Jesus, a friend of sinners . . . whose friend are you?

Jesus, a friend of sinners . . . whose friend are you? As recorded in Luke 7, Jesus frequently caught flack for hanging out with and befriending people who were not “religious” or ascribing to standards others perceived as absolutes. Criticisms came not just from religious “elites” but from rank and file followers and even from within his band of 12 closest disciples.

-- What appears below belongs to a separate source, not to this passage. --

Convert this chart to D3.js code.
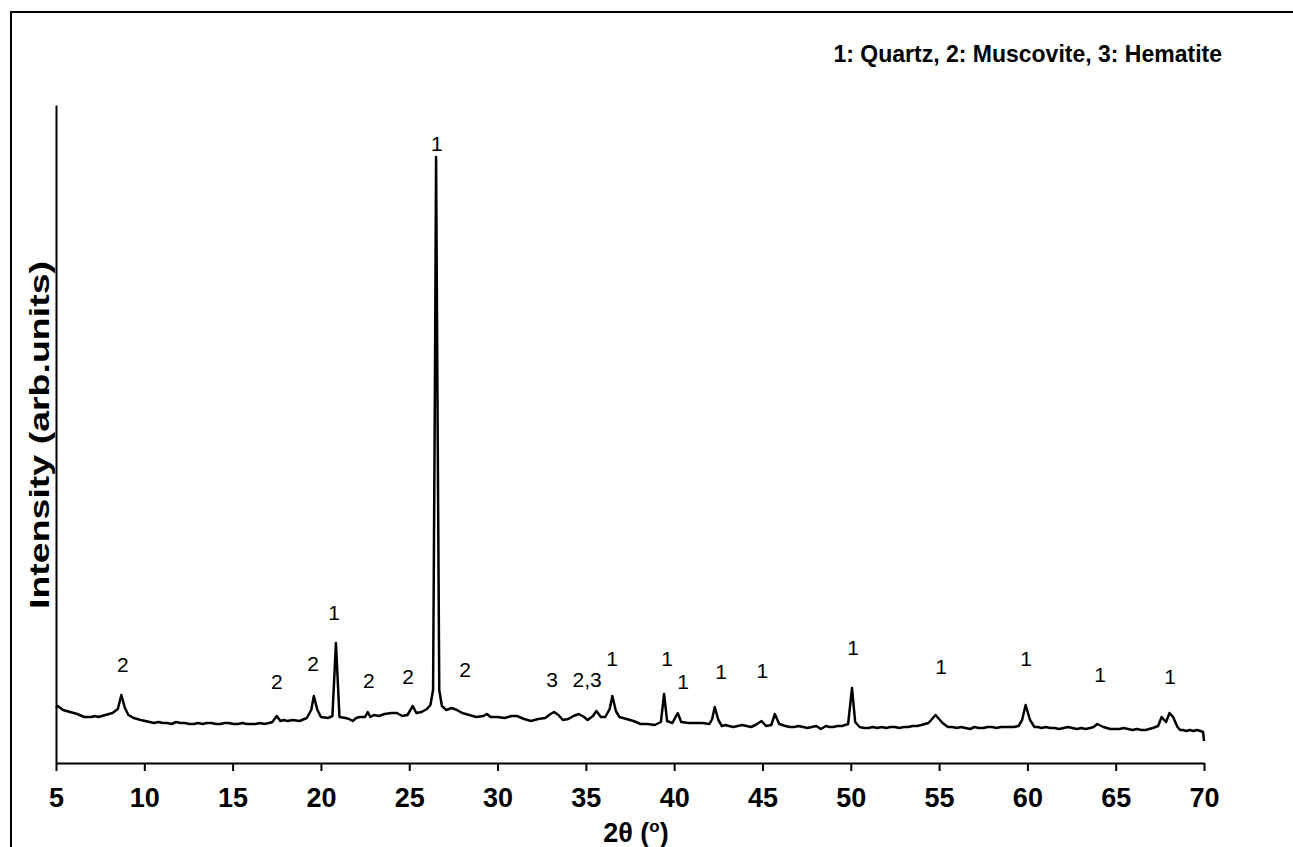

Allow me to back up for a moment and offer a few disclaimers. The term “sinner” was a common term in Jesus’ day but has lost popularity of usage today both inside and outside the church. So too the word “lost” is, well, getting “lost” in our vocabulary. I’m ok with that. I never liked the designation when I wasn’t a believer in Christ and I think in our present post-modern culture, folks disdain it even more. Non-believers don’t necessarily feel “lost,” and to them the term carries a bit of arrogance or presumption. I try to avoid that pitfall.


Our vocabulary is not the principal point of this article, though it plays a part in general. Relationships are where I am heading. We all can make excuses (and I do too) for not having time for, well, you name it. We prioritize our time by what we deem most important and if we aren’t careful, we govern our priorities without seeking any counsel from God. Guilty?  As followers and purported image bearers of Jesus, we are compelled by Him to graciously engage “lostness.” There’s that word again. God mandates engaging “ lostness” through his word (Mt. 28:19-20) and Jesus exemplified it through his living example. Just read the gospels.  2 Corinthians 5 clarifies that we are now God’s message bearers. (Imagine that!)


The process for coming to faith is a continuum which is initiated and perpetuated by the Holy Spirit. Often we are invited to participate. One of the significant thresholds non-believers cross is moving from distrust to trusting in a Christian friend. Just because someone trusts you doesn’t necessarily follow that they are curious about Jesus, but it often is the stimulus that moves them from complacency to curiosity and then openness to life change. We can and should be that catalyst. But we will never be until we take initiatives to new friendships. God will direct you if you are willing to develop new friendships. Expand your interest in someone today. Think about it.